First the Pope; now even the Church of England is fighting back. The Sunday Telegraph reported today that a confidential Church report has attacked the attempt to turn Britain into a multi-faith society:

It claims that divisions between communities have been deepened by the Government’s ‘schizophrenic’ approach to tackling multiculturalism. While trying to encourage interfaith relations, it has actually given ‘privileged attention’ to the Islamic faith and Muslim communities. Written by Guy Wilkinson, the interfaith adviser to the Archbishop of Canterbury, Dr Rowan Williams, the paper says that the Church of England has been sidelined. Instead, ‘preferential’ treatment has been afforded to the Muslim community despite the fact that it makes up only three per cent of the population. Britain remains overwhelmingly a Christian country at heart and moves to label it as a multi-faith society suggest a hidden agenda, it says…

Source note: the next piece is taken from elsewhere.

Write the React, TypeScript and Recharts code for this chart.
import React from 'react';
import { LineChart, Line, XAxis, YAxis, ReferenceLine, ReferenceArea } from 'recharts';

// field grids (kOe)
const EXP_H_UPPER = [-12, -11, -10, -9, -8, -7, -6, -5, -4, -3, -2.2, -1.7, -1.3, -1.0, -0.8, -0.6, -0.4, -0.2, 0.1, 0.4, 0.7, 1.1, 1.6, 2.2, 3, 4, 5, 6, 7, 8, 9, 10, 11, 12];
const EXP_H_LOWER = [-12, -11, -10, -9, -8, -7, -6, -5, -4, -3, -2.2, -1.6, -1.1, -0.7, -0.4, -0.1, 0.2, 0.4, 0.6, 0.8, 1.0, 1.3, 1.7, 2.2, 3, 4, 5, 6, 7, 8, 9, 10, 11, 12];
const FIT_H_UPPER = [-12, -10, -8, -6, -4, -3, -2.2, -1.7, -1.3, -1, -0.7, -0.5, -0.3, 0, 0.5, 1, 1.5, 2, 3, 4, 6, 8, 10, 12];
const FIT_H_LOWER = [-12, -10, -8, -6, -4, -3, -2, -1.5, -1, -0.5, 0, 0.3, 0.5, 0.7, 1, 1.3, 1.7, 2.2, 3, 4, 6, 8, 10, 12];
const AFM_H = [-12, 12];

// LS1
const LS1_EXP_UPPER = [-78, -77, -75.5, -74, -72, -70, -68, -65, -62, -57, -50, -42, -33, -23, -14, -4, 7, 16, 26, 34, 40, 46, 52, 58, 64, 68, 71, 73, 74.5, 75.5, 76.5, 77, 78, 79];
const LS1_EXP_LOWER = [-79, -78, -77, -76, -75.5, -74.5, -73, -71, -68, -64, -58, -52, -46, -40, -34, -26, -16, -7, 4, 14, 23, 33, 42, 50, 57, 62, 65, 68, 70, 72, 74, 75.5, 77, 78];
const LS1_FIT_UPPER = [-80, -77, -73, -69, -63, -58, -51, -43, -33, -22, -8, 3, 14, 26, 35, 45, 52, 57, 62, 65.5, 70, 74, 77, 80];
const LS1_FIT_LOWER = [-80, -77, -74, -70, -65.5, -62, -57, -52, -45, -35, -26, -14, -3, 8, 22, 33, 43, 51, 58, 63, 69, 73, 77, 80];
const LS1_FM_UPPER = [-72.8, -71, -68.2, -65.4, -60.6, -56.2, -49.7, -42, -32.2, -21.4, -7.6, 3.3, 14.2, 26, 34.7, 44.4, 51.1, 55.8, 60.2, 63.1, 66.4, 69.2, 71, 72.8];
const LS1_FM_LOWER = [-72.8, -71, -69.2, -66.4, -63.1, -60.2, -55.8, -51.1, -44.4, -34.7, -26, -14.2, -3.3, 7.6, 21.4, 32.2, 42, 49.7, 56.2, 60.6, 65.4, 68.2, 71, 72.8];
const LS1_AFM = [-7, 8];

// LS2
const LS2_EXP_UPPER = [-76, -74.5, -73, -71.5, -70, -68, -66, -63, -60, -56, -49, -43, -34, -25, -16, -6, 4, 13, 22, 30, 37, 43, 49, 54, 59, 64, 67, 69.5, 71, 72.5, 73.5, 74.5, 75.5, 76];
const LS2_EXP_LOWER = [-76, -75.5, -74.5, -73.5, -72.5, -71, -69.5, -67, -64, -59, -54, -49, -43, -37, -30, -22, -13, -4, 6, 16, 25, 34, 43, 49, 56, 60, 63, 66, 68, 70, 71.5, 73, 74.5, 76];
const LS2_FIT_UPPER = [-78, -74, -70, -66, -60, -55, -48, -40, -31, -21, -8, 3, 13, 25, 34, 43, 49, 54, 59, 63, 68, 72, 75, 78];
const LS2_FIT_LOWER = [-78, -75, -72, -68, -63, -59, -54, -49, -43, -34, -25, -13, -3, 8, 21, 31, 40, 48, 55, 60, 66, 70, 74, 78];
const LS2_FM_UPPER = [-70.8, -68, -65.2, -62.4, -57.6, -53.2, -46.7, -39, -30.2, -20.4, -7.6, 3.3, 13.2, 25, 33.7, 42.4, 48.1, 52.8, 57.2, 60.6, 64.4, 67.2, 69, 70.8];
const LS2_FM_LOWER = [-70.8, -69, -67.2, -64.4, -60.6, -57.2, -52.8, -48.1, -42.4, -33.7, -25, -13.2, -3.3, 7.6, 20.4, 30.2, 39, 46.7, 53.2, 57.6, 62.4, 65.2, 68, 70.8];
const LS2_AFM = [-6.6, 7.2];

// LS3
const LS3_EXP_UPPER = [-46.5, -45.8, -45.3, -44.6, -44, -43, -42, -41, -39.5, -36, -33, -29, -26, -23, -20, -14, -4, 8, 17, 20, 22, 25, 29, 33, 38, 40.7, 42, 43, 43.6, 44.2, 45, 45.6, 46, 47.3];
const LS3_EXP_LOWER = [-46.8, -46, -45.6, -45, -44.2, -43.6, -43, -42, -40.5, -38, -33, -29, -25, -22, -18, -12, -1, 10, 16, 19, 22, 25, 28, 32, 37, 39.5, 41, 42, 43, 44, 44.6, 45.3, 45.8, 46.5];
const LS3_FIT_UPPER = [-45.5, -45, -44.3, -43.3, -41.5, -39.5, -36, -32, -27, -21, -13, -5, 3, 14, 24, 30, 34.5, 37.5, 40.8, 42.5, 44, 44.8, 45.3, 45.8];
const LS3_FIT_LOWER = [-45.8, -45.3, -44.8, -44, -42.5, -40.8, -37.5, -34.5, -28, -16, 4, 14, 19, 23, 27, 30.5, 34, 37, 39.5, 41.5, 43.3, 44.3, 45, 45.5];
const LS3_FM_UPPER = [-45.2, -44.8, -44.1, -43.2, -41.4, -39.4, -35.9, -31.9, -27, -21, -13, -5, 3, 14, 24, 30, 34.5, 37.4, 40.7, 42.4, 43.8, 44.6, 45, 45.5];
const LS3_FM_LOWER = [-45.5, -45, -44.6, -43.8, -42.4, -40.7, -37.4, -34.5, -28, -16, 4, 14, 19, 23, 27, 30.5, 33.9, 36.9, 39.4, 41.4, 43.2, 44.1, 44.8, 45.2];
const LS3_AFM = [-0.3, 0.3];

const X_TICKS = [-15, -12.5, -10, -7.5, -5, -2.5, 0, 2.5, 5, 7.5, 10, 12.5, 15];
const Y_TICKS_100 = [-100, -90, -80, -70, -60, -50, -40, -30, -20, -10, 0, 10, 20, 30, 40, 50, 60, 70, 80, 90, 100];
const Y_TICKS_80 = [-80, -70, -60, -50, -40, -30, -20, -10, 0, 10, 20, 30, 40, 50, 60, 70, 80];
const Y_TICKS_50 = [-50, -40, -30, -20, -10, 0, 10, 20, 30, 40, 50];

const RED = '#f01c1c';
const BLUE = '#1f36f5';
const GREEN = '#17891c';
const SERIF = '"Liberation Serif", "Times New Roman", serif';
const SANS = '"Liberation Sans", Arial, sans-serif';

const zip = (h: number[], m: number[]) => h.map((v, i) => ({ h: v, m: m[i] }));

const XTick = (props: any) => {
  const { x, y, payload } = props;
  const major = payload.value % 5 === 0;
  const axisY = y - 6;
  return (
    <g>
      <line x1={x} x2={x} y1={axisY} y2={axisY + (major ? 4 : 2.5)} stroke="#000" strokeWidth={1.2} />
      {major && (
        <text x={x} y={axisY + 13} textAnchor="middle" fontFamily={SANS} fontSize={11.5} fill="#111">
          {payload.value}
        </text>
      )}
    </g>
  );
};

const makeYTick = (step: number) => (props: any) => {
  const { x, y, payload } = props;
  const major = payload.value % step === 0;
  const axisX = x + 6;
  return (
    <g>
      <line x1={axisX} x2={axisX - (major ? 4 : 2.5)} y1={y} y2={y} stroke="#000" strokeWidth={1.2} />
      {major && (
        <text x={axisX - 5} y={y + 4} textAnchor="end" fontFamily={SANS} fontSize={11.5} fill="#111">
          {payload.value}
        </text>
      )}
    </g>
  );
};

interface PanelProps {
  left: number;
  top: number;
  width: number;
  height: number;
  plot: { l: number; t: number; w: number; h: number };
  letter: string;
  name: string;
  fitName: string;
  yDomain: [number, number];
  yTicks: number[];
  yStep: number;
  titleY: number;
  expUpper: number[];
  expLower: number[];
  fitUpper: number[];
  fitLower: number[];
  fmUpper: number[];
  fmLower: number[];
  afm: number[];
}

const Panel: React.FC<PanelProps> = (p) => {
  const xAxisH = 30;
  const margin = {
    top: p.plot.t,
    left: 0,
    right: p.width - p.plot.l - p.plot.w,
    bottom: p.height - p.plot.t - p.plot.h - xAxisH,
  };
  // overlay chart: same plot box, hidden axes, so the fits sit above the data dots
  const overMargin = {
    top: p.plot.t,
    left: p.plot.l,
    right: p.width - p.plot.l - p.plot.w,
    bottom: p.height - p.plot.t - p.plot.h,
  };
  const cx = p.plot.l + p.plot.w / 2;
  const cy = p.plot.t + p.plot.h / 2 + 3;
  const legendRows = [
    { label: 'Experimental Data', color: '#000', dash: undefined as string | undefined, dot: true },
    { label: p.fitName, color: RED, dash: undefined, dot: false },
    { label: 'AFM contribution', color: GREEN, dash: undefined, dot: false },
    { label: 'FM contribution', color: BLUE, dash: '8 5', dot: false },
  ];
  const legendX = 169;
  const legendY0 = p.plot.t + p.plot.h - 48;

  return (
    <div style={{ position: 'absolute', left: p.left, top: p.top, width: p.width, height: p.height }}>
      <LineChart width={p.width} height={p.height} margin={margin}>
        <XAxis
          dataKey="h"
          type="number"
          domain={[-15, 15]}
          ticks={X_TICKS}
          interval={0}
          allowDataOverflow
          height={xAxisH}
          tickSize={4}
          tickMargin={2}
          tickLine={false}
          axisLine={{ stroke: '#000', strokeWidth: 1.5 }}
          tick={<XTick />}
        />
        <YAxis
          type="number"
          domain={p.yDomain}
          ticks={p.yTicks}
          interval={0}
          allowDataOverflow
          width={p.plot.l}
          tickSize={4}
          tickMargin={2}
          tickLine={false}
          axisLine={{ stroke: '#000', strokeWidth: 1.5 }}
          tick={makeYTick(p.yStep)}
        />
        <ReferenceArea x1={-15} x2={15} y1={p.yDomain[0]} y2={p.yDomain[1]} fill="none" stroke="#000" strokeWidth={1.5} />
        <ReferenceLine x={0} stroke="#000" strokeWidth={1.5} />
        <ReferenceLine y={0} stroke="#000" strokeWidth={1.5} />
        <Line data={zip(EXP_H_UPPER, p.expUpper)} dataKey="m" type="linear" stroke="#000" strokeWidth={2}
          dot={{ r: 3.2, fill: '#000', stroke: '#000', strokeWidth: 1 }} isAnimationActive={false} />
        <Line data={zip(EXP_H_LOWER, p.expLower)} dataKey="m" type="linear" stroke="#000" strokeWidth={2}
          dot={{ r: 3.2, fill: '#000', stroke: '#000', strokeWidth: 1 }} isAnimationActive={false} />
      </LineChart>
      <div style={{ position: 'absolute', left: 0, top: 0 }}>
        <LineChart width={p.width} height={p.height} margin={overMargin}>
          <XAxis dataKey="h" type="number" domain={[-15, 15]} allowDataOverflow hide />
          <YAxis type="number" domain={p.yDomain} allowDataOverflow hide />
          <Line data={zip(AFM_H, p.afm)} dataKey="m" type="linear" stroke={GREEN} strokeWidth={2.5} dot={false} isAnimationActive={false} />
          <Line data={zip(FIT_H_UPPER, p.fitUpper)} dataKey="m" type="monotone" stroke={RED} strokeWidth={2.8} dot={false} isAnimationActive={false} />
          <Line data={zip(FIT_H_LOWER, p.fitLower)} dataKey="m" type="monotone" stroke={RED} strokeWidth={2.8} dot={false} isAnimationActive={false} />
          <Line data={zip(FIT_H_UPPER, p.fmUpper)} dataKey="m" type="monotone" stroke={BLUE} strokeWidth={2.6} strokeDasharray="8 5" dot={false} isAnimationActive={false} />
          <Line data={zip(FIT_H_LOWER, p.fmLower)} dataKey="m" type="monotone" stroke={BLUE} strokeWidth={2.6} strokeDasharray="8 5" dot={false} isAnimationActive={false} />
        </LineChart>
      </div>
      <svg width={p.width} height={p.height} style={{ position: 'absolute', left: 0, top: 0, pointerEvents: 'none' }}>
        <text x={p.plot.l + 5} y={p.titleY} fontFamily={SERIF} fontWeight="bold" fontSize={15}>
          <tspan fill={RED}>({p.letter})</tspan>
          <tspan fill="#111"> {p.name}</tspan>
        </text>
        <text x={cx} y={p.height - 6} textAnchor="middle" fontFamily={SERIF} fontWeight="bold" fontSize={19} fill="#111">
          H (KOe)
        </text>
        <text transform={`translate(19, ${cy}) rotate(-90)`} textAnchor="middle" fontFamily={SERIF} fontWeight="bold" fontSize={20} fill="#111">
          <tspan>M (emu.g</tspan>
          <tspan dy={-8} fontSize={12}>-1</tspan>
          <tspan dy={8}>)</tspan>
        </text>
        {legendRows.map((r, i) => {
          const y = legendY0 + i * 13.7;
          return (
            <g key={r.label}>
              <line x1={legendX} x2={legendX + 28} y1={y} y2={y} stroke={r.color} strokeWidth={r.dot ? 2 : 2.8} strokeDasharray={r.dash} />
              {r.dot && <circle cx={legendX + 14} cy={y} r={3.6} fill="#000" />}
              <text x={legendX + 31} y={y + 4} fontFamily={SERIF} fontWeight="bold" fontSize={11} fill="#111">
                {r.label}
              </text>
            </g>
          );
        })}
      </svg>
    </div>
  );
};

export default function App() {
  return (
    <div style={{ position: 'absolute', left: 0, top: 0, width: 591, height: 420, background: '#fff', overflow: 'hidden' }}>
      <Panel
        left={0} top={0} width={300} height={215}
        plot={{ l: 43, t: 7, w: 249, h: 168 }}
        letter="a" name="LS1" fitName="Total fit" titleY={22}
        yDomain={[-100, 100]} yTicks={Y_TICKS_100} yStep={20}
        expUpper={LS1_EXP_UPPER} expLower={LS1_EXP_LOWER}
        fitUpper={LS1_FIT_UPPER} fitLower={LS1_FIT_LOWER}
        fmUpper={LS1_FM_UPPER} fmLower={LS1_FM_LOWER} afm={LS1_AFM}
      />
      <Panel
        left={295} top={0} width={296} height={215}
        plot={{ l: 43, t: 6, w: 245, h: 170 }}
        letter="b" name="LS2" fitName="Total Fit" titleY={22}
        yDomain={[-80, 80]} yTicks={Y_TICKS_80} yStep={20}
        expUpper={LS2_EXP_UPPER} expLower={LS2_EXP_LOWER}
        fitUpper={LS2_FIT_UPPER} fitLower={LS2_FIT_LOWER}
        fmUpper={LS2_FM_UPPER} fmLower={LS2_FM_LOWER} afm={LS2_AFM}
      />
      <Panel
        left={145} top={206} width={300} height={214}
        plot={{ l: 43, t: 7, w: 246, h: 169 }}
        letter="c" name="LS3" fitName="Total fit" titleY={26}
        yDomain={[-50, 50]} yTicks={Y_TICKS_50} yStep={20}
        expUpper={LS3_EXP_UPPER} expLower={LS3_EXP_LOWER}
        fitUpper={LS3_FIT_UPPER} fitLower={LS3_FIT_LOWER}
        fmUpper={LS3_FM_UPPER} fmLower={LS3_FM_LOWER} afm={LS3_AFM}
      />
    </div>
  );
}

The report lists a number of moves made by the Government since the London bombings in July last year to win favour with Muslim communities. These include ‘using public funds’ to fly Muslim scholars to Britain, shelving legislation on forced marriage and encouraging financial arrangements to comply with Islamic requirements. These efforts have undermined its interfaith agenda and produced no ‘noticeable positive impact on community cohesion’, the Church document says. ‘Indeed, one might argue that disaffection and separation is now greater than ever, with Muslim communities withdrawing further into a sense of victimhood, and other faith communities seriously concerned that the Government has given signals that appear to encourage the notion of a privileged relationship with sections of the Muslim community.

Insiders at the House of Bishops meeting last week, where the briefing paper was ‘well received’, say it marks a radical departure from the Church’s usually diplomatic relations with the Government on the multi-faith issue. One bishop said it was the first time the Church had launched such a defence of the country’s Christian heritage.

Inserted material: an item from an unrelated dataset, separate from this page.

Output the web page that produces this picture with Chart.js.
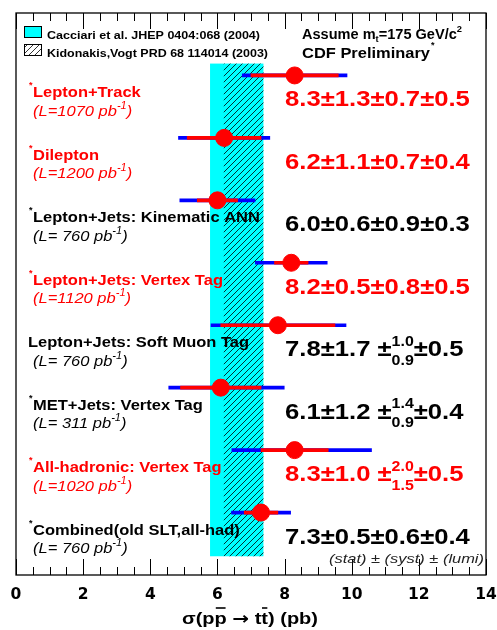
<!DOCTYPE html>
<html><head><meta charset="utf-8">
<script src="https://cdn.jsdelivr.net/npm/chart.js@4.4.0/dist/chart.umd.min.js"></script>
<style>html,body{margin:0;padding:0;background:#fff;}</style>
</head><body>
<canvas id="c" width="497" height="630"></canvas>
<script>
// ---- data ----
const categories = ["Lepton+Track", "Dilepton", "Lepton+Jets: Kinematic ANN", "Lepton+Jets: Vertex Tag",
  "Lepton+Jets: Soft Muon Tag", "MET+Jets: Vertex Tag", "All-hadronic: Vertex Tag", "Combined(old SLT,all-had)"];
const luminosity = ["1070", "1200", " 760", "1120", " 760", " 311", "1020", " 760"];
const central  = [8.3, 6.2, 6.0, 8.2, 7.8, 6.1, 8.3, 7.3];
const statErr  = [1.3, 1.1, 0.6, 0.5, 1.7, 1.2, 1.0, 0.5];
const systUp   = [0.7, 0.7, 0.9, 0.8, 1.0, 1.4, 2.0, 0.6];
const systDown = [0.7, 0.7, 0.9, 0.8, 0.9, 0.9, 1.5, 0.6];
const lumiErr  = [0.5, 0.4, 0.3, 0.5, 0.5, 0.4, 0.5, 0.4];
const totalLo  = [6.74, 4.84, 4.88, 7.13, 5.81, 4.55, 6.43, 6.42];
const totalHi  = [9.86, 7.56, 7.12, 9.27, 9.83, 7.99, 10.59, 8.18];
const preliminary = [true, true, true, true, false, true, true, true];
const newResult   = [true, true, false, true, false, false, true, false];
const xTicks = [0, 2, 4, 6, 8, 10, 12, 14];
const cacciariBand = [5.78, 7.37];
const kidonakisBand = [6.19, 7.37];
const legendLabels = ["Cacciari et al. JHEP 0404:068 (2004)", "Kidonakis,Vogt PRD 68 114014 (2003)"];

// ---- drawing helpers ----
const FAM = '"Liberation Sans", Arial, sans-serif';
const fnt = (size, weight = 'bold', style = 'normal') => `${style} ${weight} ${size}px ${FAM}`;
const RED = '#ff0000', BLUE = '#0000ff', CYAN = '#00ffff';

function measureParts(ctx, parts) {
  let w = 0;
  parts.forEach(p => {
    ctx.font = p.font;
    p.w = p.stack ? Math.max(ctx.measureText(p.stack[0]).width, ctx.measureText(p.stack[1]).width)
                  : ctx.measureText(p.t).width;
    w += p.w;
  });
  return w;
}
function drawParts(ctx, parts, x, y, color, opt) {
  const nat = measureParts(ctx, parts);
  const sx = opt.width ? opt.width / nat : (opt.sx || 1);
  ctx.save();
  ctx.translate(x, y); ctx.scale(sx, 1);
  ctx.fillStyle = color; ctx.strokeStyle = color;
  ctx.textBaseline = 'alphabetic'; ctx.textAlign = 'left';
  let cx = 0;
  parts.forEach(p => {
    ctx.font = p.font;
    if (p.stack) {
      ctx.fillText(p.stack[0], cx, p.dyTop);
      ctx.fillText(p.stack[1], cx, p.dyBot);
    } else {
      ctx.fillText(p.t, cx, p.dy || 0);
      if (p.over !== undefined) {
        ctx.lineWidth = 1.6;
        ctx.beginPath(); ctx.moveTo(cx + p.w * 0.1, p.over); ctx.lineTo(cx + p.w * 0.9, p.over); ctx.stroke();
      }
    }
    cx += p.w;
  });
  ctx.restore();
}
function hatchPattern(ctx) {
  const c = document.createElement('canvas'); c.width = 6; c.height = 6;
  const g = c.getContext('2d');
  g.strokeStyle = '#000'; g.lineWidth = 0.8;
  g.beginPath();
  g.moveTo(0, 6); g.lineTo(6, 0);
  g.moveTo(-1, 1); g.lineTo(1, -1);
  g.moveTo(5, 7); g.lineTo(7, 5);
  g.stroke();
  return ctx.createPattern(c, 'repeat');
}
const fmt = v => v.toFixed(1);

const decor = {
  id: 'decor',
  beforeDatasetsDraw(chart) {
    const ctx = chart.ctx, xs = chart.scales.x, ys = chart.scales.y;
    const yTop = ys.getPixelForValue(-0.19), yBot = ys.getPixelForValue(7.70);
    const c0 = xs.getPixelForValue(cacciariBand[0]), c1 = xs.getPixelForValue(cacciariBand[1]);
    const k0 = xs.getPixelForValue(kidonakisBand[0]), k1 = xs.getPixelForValue(kidonakisBand[1]);
    ctx.save();
    ctx.fillStyle = CYAN; ctx.fillRect(c0, yTop, c1 - c0, yBot - yTop);
    ctx.fillStyle = hatchPattern(ctx); ctx.fillRect(k0, yTop, k1 - k0, yBot - yTop);
    ctx.restore();
  },
  afterDraw(chart) {
    const ctx = chart.ctx, xs = chart.scales.x, ys = chart.scales.y, a = chart.chartArea;
    const L0 = xs.getPixelForValue(0), R0 = xs.getPixelForValue(14);
    ctx.save();
    // frame
    ctx.strokeStyle = '#000'; ctx.lineWidth = 1.3;
    ctx.strokeRect(L0, a.top, R0 - L0, a.bottom - a.top);
    // ticks (inside, bottom and top)
    ctx.lineWidth = 1;
    ctx.beginPath();
    for (let v = 0; v <= 14.001; v += 0.5) {
      const px = Math.round(xs.getPixelForValue(v)) + 0.5;
      const major = Math.abs(v % 2) < 1e-6;
      const L = major ? 16 : 8;
      ctx.moveTo(px, a.bottom); ctx.lineTo(px, a.bottom - L);
      ctx.moveTo(px, a.top); ctx.lineTo(px, a.top + L);
    }
    ctx.stroke();

    // legend boxes
    ctx.fillStyle = CYAN; ctx.fillRect(24, 26, 18, 12);
    ctx.strokeStyle = '#000'; ctx.lineWidth = 1; ctx.strokeRect(24.5, 26.5, 17, 11);
    ctx.fillStyle = '#fff'; ctx.fillRect(24, 44, 18, 12);
    ctx.fillStyle = hatchPattern(ctx); ctx.fillRect(24, 44, 18, 12);
    ctx.strokeRect(24.5, 44.5, 17, 11);
    drawParts(ctx, [{t: legendLabels[0], font: fnt(11.5)}], 47, 39, '#000', {width: 213});
    drawParts(ctx, [{t: legendLabels[1], font: fnt(11.5)}], 47, 57, '#000', {width: 221});
    drawParts(ctx, [
      {t: 'Assume m', font: fnt(14)},
      {t: 't', font: fnt(9), dy: 3},
      {t: '=175 GeV/c', font: fnt(14)},
      {t: '2', font: fnt(9), dy: -7}
    ], 302, 39, '#000', {width: 160});
    drawParts(ctx, [{t: 'CDF Preliminary', font: fnt(14.5)}], 302, 58, '#000', {width: 128});
    drawParts(ctx, [{t: '*', font: fnt(9)}], 431, 48, '#000', {sx: 1});

    // row labels and results
    categories.forEach((name, i) => {
      const yc = ys.getPixelForValue(i);
      const col = newResult[i] ? RED : '#000';
      if (preliminary[i]) drawParts(ctx, [{t: '*', font: fnt(9)}], 29, yc + 13, col, {sx: 1});
      const tx = preliminary[i] ? 33 : 28;
      drawParts(ctx, [{t: name, font: fnt(15)}], tx, yc + 22, col, {sx: 1.1});
      drawParts(ctx, [
        {t: '(L=' + luminosity[i] + ' pb', font: fnt(15, 'normal', 'italic')},
        {t: '-1', font: fnt(10, 'normal', 'italic'), dy: -7},
        {t: ')', font: fnt(15, 'normal', 'italic')}
      ], 33, yc + 40.5, col, {sx: 1.1});

      let parts;
      if (systUp[i] === systDown[i]) {
        parts = [{t: `${fmt(central[i])}±${fmt(statErr[i])}±${fmt(systUp[i])}±${fmt(lumiErr[i])}`, font: fnt(22.5)}];
      } else {
        parts = [
          {t: `${fmt(central[i])}±${fmt(statErr[i])} ±`, font: fnt(22.5)},
          {stack: [fmt(systUp[i]), fmt(systDown[i])], font: fnt(14), dyTop: -10.5, dyBot: 8.5},
          {t: `±${fmt(lumiErr[i])}`, font: fnt(22.5)}
        ];
      }
      drawParts(ctx, parts, 285, yc + 31, col, {sx: 1.14});
    });

    drawParts(ctx, [{t: '(stat) ± (syst) ± (lumi)', font: fnt(13, 'normal', 'italic')}], 329, 563, '#222', {width: 155});

    // x axis title
    drawParts(ctx, [
      {t: 'σ(p', font: fnt(17)},
      {t: 'p', font: fnt(17), over: -16},
      {t: ' ', font: fnt(17)},
      {t: '→', font: 'normal bold 17px "DejaVu Sans", sans-serif'},
      {t: ' t', font: fnt(17)},
      {t: 't', font: fnt(17), over: -16},
      {t: ') (pb)', font: fnt(17)}
    ], 182, 624, '#000', {width: 136});
    ctx.restore();
  }
};

new Chart(document.getElementById('c'), {
  type: 'bar',
  data: {
    datasets: [
      { type: 'scatter', label: 'Measurement', data: central.map((v, i) => ({x: v, y: i})),
        backgroundColor: RED, borderColor: RED, pointRadius: 8.5, pointBorderWidth: 1, order: 1 },
      { type: 'bar', label: 'Statistical', indexAxis: 'y', grouped: false,
        data: central.map((v, i) => ({y: i, x: [v - statErr[i], v + statErr[i]]})),
        backgroundColor: RED, barThickness: 3, order: 2 },
      { type: 'bar', label: 'Total', indexAxis: 'y', grouped: false,
        data: totalLo.map((v, i) => ({y: i, x: [v, totalHi[i]]})),
        backgroundColor: BLUE, barThickness: 3, order: 3 }
    ]
  },
  options: {
    responsive: false, animation: false, devicePixelRatio: 1,
    layout: {padding: {left: 16, right: 11, top: 13, bottom: 0}},
    plugins: {legend: {display: false}, tooltip: {enabled: false}},
    scales: {
      x: {
        type: 'linear', min: 0, max: 14, position: 'bottom', offset: false,
        afterBuildTicks: s => { s.ticks = xTicks.map(v => ({value: v})); },
        afterFit: s => { s.height = 55; s.paddingLeft = 0; s.paddingRight = 0; },
        grid: {display: false, drawTicks: false},
        border: {display: false},
        ticks: {font: {family: '"DejaVu Sans", sans-serif', weight: 'bold', size: 15.5}, color: '#000', padding: 11, maxRotation: 0, autoSkip: false}
      },
      y: {type: 'linear', min: -1, max: 8, reverse: true, display: false, offset: false}
    }
  },
  plugins: [decor]
});
</script>
</body></html>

Indeed! This is a seismic reversal, in a Church that for decades has been on its inter-faith knees before multiculturalism and abandoned the defence of Britain’s Christian identity. Can it be that Christianity is at last starting to defend western civilisation? Britain will only be saved from disaster if Christianity reasserts itself and defends what it was so instrumental in creating. Much more has to happen before we know whether this is just a flash in the communion cup; the story may be a way of testing reaction, or may represent a struggle within the Church, to be followed by a tactical retreat into the comforting and familiar oblivion of religious surrender. Nevertheless, it is a remarkable development.

But just look at what the Church is up against. The government has set up a fatuous ‘Commission on Cohesion and Integration’. The Telegraph notes:

It can also be revealed that the archbishop met Miss Kelly, the Communities Secretary, last month to discuss how the Church of England could contribute. Bishops are dismayed that no Christian denomination is represented on the commission

(my emphasis).

The British government itself, which is supposed to be fighting to defend the west, has not even seen fit to include the founding religion of the country on an official commission to promote community cohesion and integration. Astounding. For its part, the Church of England has a very long way to go before it takes its place on the right side of history. But along with the debate that has now started over multiculturalism, there is a sense that at this eleventh hour something in Britain is slowly — if fitfully — starting to shift in the right direction.